#### [Required work]
Starting at the first line of the data, please print exactly those lines through the one that holds "-323, -316, -309, -304, -297, -290, -285]", omitting every picture.

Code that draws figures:
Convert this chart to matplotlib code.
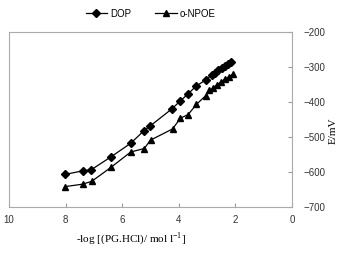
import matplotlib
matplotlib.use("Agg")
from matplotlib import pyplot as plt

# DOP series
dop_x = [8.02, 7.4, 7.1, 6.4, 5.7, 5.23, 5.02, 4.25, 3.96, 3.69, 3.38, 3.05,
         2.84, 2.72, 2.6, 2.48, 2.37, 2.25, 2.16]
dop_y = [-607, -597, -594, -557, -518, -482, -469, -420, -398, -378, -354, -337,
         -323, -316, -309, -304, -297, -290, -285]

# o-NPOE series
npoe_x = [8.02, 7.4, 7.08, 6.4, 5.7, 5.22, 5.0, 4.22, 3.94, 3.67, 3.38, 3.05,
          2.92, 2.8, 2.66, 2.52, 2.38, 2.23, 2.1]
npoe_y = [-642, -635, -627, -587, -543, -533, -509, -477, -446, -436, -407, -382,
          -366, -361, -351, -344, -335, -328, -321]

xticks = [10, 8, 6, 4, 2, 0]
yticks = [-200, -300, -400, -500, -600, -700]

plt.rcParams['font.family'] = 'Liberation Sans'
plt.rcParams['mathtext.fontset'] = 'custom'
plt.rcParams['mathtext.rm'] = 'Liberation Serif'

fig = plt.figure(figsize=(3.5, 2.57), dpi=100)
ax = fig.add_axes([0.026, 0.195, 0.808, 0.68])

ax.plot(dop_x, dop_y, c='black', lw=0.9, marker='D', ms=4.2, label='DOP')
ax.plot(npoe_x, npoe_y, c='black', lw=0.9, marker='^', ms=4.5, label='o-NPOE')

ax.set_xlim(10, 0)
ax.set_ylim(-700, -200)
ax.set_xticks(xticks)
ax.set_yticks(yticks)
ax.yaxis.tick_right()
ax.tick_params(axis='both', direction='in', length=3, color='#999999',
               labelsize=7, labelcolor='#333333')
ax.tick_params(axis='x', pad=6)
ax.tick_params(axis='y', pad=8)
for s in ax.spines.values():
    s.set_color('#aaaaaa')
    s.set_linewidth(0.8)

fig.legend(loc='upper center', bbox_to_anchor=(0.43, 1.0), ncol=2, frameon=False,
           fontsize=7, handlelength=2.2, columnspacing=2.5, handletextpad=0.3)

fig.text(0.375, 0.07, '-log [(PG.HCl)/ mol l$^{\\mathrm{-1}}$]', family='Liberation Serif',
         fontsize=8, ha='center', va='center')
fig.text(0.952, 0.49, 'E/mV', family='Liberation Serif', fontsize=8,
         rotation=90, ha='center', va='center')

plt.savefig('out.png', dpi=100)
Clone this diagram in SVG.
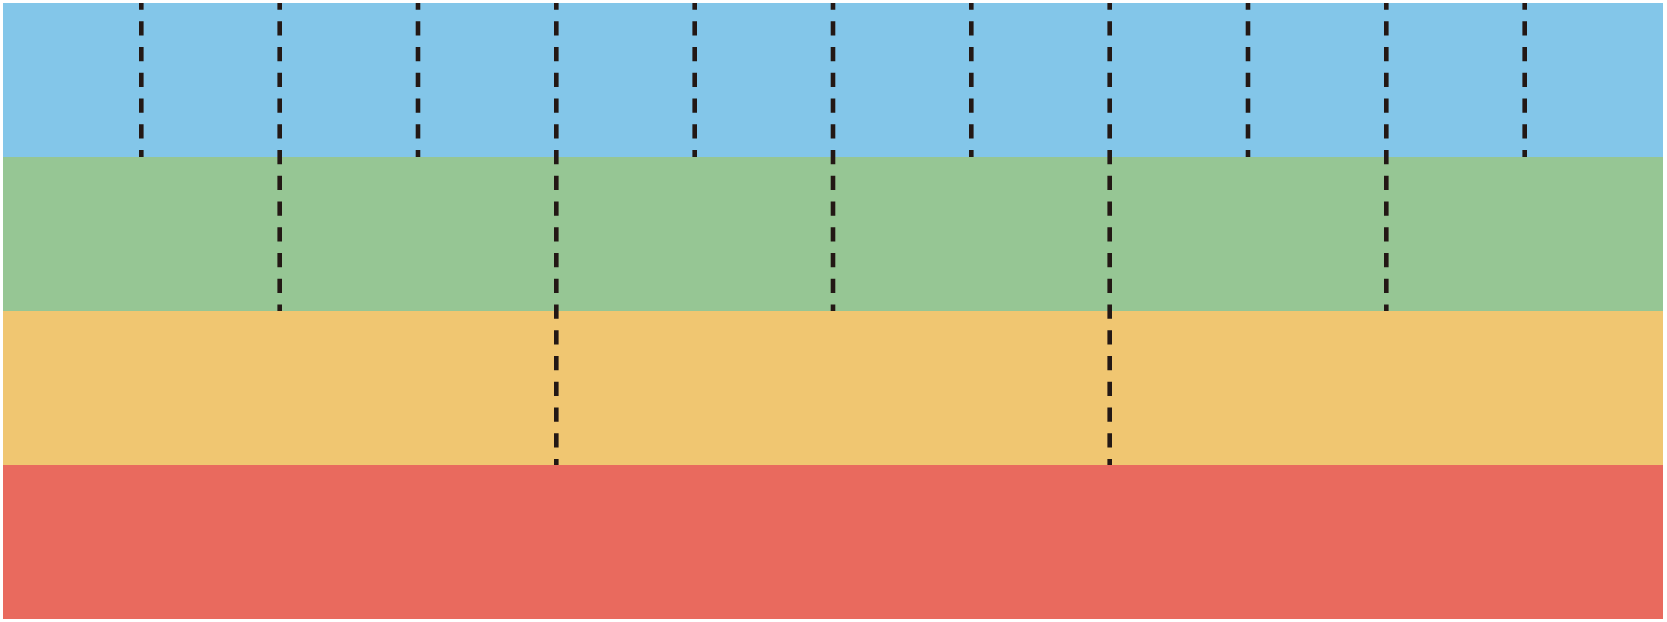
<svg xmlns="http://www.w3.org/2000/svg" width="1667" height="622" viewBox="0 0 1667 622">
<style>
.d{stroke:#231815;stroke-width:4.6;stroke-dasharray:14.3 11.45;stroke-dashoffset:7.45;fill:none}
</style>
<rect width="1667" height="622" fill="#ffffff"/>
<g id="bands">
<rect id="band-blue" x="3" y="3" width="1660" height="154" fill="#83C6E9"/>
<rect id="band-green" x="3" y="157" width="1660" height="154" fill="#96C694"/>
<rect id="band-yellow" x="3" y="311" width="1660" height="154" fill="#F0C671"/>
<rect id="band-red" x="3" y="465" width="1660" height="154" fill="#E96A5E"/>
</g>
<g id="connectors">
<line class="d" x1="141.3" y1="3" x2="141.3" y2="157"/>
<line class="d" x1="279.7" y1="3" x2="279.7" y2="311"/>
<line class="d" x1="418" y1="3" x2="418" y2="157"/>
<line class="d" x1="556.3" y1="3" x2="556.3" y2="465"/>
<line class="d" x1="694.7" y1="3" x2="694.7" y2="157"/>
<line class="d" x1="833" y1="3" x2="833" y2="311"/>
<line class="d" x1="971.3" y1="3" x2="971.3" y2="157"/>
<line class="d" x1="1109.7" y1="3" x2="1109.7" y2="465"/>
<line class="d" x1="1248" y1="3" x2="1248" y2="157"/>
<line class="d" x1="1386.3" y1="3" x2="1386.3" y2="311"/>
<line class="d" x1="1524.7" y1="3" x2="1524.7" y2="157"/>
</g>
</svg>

#### [Response to the task]
Convert this chart to matplotlib code.
import matplotlib
matplotlib.use("Agg")
from matplotlib import pyplot as plt

# DOP series
dop_x = [8.02, 7.4, 7.1, 6.4, 5.7, 5.23, 5.02, 4.25, 3.96, 3.69, 3.38, 3.05,
         2.84, 2.72, 2.6, 2.48, 2.37, 2.25, 2.16]
dop_y = [-607, -597, -594, -557, -518, -482, -469, -420, -398, -378, -354, -337,
         -323, -316, -309, -304, -297, -290, -285]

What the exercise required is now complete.